GIVEN PROBLEM — Extract, exactly, the lines from the line containing "Emit a web page" to the line containing "const c45At900Err = [24, 24, 23, 24];", with both lines included and any pictures left out.

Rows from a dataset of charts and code
______
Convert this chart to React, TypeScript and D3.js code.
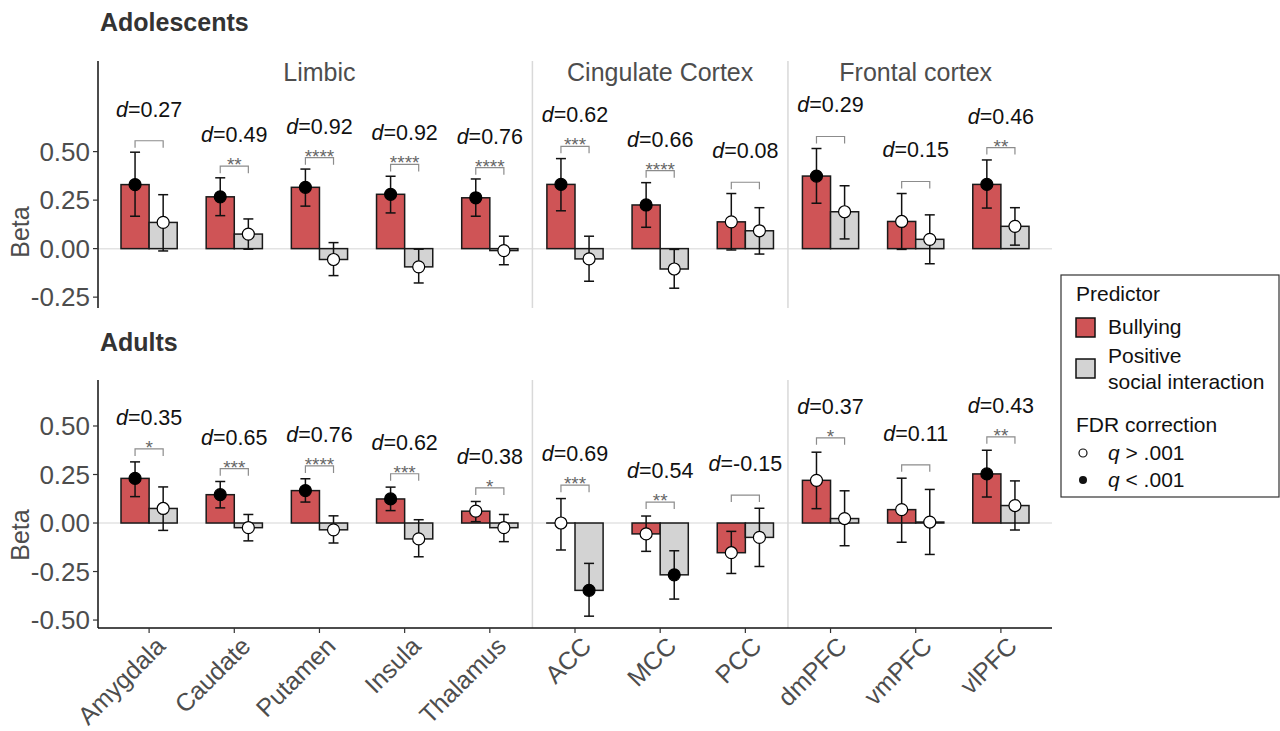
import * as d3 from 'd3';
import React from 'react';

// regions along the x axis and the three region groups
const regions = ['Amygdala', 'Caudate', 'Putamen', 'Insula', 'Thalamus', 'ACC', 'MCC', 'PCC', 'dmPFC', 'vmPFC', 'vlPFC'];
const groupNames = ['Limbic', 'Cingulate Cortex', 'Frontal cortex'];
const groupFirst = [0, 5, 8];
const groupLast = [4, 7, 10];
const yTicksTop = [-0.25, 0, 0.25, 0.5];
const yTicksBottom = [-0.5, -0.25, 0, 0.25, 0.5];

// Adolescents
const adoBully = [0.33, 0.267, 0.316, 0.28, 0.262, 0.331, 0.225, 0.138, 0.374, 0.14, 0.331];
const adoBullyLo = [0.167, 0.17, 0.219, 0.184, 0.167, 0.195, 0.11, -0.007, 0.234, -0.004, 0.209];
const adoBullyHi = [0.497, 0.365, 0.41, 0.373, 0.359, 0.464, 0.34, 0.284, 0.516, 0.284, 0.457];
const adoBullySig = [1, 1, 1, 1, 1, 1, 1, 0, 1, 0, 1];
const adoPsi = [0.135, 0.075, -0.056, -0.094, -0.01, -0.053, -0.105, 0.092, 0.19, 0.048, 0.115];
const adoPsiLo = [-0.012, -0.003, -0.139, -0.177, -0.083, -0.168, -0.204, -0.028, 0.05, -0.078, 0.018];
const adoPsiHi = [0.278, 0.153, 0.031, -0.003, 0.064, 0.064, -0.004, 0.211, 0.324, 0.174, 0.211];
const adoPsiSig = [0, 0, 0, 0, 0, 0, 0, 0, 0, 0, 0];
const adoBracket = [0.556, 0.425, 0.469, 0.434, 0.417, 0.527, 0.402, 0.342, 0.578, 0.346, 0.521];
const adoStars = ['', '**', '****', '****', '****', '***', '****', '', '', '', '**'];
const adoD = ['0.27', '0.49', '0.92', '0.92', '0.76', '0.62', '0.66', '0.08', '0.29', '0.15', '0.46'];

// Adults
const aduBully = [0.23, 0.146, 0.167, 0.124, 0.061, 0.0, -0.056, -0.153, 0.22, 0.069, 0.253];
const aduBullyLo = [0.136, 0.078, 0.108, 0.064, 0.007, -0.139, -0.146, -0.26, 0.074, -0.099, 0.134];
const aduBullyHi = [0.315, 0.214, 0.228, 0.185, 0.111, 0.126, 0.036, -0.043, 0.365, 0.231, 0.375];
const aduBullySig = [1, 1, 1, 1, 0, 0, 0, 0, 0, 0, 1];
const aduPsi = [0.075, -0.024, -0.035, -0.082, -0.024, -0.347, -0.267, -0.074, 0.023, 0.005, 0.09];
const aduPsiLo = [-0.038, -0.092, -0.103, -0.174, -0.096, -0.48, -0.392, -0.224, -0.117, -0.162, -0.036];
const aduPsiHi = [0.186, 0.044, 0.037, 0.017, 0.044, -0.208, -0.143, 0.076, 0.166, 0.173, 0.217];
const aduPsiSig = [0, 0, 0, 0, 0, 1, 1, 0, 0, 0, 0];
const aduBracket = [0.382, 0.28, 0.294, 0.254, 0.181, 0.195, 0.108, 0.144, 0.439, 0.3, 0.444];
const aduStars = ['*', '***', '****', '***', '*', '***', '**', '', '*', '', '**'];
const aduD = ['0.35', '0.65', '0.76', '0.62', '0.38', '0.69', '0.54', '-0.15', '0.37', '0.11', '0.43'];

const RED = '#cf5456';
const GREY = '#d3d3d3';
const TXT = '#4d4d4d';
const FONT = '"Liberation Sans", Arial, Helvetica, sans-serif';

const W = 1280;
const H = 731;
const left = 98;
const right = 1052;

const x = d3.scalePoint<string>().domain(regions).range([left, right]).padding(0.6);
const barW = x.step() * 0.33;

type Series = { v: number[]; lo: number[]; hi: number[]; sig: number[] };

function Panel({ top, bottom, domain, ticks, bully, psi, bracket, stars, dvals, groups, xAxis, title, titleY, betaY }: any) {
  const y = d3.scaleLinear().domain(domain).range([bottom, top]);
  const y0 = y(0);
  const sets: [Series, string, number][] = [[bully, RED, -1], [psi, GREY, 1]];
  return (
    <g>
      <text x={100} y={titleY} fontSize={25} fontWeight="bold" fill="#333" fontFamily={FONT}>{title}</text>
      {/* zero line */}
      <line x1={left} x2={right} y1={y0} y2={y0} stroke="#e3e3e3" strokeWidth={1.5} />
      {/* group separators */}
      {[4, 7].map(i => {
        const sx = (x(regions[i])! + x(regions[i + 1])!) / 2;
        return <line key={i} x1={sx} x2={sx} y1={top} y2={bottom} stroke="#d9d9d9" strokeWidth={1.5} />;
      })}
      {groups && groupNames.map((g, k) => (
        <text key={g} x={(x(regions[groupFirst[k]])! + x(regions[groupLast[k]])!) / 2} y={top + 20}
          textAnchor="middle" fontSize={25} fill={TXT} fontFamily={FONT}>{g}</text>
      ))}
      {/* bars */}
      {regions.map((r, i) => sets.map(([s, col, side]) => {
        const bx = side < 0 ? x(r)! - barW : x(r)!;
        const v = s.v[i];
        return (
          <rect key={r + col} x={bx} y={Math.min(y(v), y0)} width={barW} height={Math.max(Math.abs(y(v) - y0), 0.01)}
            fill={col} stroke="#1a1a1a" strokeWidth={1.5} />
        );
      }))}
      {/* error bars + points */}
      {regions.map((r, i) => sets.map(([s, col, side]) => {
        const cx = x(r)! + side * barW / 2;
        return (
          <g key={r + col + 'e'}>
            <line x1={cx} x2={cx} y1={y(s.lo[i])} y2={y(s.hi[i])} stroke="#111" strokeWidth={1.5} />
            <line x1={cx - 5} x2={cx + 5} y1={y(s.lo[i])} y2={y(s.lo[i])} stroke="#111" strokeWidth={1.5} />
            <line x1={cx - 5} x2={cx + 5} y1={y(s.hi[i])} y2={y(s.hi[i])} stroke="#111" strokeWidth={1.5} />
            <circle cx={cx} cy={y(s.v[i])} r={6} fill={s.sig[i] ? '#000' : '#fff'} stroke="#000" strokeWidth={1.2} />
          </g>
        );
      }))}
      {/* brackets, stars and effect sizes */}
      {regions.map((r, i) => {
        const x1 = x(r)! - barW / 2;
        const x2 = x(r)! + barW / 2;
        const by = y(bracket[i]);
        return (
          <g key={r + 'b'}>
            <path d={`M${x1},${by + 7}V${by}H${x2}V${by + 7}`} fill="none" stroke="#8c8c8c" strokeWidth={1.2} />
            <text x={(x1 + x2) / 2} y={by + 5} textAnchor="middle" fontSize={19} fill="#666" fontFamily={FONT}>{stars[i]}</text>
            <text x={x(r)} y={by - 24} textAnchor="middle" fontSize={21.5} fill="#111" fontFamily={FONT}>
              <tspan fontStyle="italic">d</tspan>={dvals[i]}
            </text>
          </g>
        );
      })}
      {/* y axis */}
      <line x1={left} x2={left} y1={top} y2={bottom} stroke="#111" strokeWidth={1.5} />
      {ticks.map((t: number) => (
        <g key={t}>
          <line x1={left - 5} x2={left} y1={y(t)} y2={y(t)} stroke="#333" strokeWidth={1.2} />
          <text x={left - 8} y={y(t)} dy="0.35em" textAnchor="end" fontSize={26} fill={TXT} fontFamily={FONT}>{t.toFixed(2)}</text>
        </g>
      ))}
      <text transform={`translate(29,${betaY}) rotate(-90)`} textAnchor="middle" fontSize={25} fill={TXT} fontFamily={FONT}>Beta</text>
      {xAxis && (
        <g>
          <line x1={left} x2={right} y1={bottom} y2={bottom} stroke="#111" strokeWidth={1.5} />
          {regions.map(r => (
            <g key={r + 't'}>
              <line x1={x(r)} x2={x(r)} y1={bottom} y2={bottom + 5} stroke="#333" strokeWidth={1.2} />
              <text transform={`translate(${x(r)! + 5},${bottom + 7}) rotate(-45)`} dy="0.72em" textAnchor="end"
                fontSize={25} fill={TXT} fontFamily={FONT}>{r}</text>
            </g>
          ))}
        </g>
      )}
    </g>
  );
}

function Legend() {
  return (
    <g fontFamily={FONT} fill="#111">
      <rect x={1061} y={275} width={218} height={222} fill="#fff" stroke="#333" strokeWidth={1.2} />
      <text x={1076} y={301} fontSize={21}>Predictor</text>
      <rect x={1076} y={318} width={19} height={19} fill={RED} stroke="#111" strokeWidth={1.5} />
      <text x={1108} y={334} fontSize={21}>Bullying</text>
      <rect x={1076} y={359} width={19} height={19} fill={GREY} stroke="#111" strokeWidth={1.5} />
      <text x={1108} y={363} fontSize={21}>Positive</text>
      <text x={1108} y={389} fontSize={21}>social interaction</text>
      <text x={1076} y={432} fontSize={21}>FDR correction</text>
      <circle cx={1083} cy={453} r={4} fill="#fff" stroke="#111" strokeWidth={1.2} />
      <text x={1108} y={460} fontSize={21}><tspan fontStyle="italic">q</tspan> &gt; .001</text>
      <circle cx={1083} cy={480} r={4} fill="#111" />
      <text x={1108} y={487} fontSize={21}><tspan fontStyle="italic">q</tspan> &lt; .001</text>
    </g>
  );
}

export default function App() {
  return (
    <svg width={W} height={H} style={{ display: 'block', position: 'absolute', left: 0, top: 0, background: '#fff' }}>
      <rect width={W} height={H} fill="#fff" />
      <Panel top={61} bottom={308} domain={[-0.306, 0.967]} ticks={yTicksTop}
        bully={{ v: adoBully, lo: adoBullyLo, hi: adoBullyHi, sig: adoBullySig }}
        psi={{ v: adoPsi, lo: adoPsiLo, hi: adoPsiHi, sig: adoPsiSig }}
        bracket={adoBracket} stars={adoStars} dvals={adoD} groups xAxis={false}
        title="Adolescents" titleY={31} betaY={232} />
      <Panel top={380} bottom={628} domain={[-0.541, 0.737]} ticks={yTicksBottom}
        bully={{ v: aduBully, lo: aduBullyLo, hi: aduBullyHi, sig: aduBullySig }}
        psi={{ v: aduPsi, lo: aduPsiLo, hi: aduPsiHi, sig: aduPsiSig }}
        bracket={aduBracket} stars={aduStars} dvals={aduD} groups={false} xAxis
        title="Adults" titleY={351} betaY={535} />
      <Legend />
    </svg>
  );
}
______
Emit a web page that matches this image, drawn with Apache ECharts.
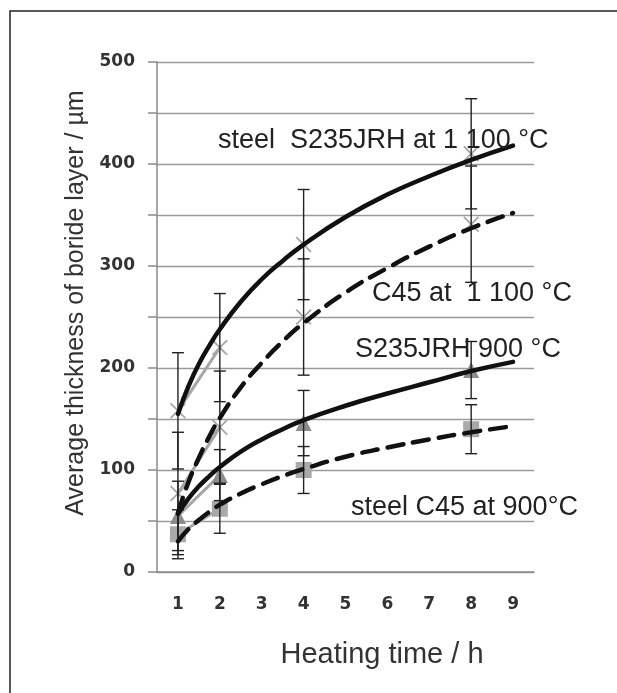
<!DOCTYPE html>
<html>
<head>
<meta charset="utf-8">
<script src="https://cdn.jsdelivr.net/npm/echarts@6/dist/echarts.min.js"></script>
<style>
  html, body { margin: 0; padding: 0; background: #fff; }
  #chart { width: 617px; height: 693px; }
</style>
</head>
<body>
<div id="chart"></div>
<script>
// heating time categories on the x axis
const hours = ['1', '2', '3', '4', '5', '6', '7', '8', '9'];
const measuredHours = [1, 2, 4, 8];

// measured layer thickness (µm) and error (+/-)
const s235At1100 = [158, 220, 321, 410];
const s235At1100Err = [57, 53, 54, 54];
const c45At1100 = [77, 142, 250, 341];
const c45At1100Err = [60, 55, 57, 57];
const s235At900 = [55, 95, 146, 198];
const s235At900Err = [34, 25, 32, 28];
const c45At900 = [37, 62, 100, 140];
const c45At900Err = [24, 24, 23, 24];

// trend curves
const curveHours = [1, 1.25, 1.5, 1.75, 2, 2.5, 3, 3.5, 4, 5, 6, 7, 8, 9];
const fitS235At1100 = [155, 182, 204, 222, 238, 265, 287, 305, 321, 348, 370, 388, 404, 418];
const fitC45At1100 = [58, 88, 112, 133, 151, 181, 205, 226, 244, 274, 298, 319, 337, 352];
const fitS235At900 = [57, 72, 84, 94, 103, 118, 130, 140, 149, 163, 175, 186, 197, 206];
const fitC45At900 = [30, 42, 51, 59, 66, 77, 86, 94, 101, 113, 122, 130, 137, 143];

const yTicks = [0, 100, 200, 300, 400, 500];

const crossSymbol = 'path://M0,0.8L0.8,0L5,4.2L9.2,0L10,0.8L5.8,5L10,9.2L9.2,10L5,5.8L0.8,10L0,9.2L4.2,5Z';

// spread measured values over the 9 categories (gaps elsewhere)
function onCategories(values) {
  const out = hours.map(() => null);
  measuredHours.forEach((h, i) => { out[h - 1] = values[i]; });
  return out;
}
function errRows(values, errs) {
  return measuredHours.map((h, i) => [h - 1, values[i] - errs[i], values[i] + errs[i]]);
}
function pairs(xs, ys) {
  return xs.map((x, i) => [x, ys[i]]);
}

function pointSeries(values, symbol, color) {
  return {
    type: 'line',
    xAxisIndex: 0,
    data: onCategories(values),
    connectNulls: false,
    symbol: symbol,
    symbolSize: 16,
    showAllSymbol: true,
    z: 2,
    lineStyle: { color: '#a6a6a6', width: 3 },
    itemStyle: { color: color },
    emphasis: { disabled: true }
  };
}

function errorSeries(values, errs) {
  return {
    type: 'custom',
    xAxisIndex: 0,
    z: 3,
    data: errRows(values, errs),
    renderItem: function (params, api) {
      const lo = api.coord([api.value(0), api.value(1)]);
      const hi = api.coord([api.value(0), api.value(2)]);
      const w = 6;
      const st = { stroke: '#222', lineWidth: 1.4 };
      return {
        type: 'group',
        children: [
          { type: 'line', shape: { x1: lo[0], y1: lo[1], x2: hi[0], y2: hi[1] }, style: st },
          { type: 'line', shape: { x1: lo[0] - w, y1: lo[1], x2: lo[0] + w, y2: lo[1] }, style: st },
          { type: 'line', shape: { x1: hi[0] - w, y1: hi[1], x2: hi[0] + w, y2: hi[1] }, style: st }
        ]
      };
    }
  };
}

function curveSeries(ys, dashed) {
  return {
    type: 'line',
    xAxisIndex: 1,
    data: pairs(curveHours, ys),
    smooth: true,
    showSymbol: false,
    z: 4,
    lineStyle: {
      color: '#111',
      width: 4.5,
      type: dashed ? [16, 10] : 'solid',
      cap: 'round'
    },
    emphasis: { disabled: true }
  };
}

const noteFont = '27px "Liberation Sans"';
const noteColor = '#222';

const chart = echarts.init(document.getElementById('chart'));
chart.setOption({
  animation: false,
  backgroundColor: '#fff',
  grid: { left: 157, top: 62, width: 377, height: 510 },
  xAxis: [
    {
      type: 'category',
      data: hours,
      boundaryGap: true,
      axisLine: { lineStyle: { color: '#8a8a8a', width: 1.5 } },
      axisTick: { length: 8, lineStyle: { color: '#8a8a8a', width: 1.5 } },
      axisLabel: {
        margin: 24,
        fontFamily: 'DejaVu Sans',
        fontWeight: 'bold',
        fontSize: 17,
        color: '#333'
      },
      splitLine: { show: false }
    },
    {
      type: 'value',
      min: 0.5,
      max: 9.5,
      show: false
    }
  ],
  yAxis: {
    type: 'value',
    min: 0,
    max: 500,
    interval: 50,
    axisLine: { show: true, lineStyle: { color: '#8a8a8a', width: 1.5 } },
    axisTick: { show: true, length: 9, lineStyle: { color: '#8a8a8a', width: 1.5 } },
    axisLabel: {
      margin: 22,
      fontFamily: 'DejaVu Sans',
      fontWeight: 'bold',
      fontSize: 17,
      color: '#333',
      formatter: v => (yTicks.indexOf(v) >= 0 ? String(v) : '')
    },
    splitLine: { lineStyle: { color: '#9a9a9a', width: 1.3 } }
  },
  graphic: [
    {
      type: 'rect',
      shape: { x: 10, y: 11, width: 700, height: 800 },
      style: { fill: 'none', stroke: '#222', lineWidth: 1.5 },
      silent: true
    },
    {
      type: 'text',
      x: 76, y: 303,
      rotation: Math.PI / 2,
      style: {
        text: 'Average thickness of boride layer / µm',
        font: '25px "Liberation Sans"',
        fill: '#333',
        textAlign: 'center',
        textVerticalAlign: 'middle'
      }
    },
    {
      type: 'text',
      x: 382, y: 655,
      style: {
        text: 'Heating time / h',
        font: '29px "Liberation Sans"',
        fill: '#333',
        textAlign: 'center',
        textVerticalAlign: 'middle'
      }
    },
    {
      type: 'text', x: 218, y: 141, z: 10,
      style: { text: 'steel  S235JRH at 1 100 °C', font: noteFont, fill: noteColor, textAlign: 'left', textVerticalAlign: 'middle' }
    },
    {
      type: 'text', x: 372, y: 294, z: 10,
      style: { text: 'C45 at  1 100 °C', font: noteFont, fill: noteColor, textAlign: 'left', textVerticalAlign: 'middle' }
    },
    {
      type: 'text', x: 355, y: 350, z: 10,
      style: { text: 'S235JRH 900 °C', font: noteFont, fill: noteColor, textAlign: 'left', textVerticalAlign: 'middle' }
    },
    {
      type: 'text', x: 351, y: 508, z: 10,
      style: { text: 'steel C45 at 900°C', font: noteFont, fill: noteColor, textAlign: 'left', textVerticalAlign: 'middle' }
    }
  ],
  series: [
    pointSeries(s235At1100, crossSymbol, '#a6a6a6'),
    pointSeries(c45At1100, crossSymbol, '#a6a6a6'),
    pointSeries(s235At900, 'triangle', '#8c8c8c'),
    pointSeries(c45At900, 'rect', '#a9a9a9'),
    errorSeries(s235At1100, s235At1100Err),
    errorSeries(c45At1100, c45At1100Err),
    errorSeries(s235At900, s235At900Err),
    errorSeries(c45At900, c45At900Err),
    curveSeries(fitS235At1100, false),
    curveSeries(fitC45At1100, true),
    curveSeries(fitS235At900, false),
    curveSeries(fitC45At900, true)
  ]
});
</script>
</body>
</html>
______
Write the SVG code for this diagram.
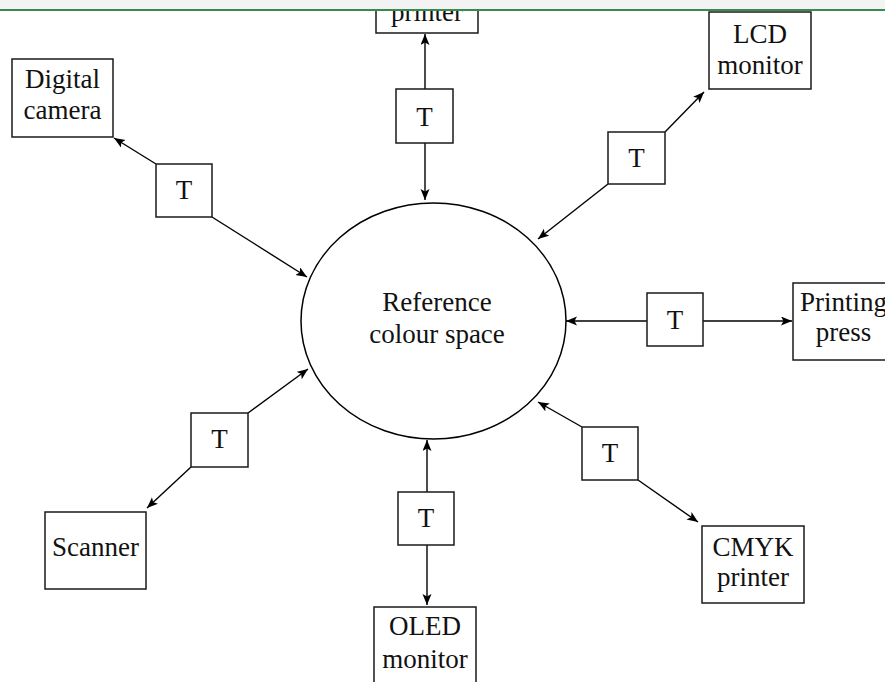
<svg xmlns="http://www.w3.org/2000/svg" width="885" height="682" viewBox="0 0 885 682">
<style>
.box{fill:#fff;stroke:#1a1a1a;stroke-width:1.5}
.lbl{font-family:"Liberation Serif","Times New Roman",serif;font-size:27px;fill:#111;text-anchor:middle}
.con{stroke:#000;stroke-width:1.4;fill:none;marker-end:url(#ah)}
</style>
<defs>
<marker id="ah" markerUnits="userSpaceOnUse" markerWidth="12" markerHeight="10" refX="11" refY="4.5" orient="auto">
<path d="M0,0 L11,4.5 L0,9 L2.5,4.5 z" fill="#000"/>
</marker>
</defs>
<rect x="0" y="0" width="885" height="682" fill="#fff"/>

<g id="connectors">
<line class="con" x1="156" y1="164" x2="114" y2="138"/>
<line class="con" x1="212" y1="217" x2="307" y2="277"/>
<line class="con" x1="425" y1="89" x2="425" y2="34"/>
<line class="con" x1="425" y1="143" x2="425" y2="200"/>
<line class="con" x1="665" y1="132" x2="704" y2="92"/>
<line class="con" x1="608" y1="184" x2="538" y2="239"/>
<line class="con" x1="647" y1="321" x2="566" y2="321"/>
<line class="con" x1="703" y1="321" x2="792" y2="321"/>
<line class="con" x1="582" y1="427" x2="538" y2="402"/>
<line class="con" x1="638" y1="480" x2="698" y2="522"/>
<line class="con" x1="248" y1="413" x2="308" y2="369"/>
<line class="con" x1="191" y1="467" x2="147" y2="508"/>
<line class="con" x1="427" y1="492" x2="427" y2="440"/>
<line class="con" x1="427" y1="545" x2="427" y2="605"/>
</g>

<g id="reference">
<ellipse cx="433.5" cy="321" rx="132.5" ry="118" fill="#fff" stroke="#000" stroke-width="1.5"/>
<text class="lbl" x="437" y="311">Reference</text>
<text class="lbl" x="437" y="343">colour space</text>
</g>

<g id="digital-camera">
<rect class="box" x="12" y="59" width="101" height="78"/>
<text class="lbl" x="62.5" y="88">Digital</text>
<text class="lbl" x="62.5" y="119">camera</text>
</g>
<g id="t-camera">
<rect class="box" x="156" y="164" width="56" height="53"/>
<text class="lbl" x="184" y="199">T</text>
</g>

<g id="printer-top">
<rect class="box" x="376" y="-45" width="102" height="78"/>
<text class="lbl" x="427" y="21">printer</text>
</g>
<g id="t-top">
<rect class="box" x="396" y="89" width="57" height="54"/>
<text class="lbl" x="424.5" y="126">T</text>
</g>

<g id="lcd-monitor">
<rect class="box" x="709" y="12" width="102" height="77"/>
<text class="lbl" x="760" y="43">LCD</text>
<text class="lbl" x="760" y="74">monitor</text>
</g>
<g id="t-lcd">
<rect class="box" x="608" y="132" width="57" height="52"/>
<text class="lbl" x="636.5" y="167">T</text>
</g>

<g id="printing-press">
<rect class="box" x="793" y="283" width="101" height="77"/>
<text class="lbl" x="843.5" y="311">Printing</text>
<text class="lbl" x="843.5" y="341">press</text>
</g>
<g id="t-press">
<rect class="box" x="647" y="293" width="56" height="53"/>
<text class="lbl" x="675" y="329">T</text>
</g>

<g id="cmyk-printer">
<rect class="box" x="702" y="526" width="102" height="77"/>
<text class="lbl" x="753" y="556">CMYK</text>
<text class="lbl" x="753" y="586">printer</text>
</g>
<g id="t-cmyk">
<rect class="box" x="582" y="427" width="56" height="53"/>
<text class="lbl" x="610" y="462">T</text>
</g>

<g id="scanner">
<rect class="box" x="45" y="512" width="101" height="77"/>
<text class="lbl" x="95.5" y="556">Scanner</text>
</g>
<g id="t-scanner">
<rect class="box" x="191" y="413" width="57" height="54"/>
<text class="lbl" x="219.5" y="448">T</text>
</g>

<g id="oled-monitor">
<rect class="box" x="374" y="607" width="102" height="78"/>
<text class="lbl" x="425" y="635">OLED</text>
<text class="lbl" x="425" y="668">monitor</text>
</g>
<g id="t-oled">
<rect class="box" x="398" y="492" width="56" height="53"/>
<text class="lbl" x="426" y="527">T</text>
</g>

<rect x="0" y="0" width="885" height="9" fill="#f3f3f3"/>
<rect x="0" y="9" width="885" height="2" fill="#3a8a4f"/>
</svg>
______
ANSWER —
Emit a web page that matches this image, drawn with Apache ECharts.
<!DOCTYPE html>
<html>
<head>
<meta charset="utf-8">
<script src="https://cdn.jsdelivr.net/npm/echarts@6/dist/echarts.min.js"></script>
<style>
  html, body { margin: 0; padding: 0; background: #fff; }
  #chart { width: 617px; height: 693px; }
</style>
</head>
<body>
<div id="chart"></div>
<script>
// heating time categories on the x axis
const hours = ['1', '2', '3', '4', '5', '6', '7', '8', '9'];
const measuredHours = [1, 2, 4, 8];

// measured layer thickness (µm) and error (+/-)
const s235At1100 = [158, 220, 321, 410];
const s235At1100Err = [57, 53, 54, 54];
const c45At1100 = [77, 142, 250, 341];
const c45At1100Err = [60, 55, 57, 57];
const s235At900 = [55, 95, 146, 198];
const s235At900Err = [34, 25, 32, 28];
const c45At900 = [37, 62, 100, 140];
const c45At900Err = [24, 24, 23, 24];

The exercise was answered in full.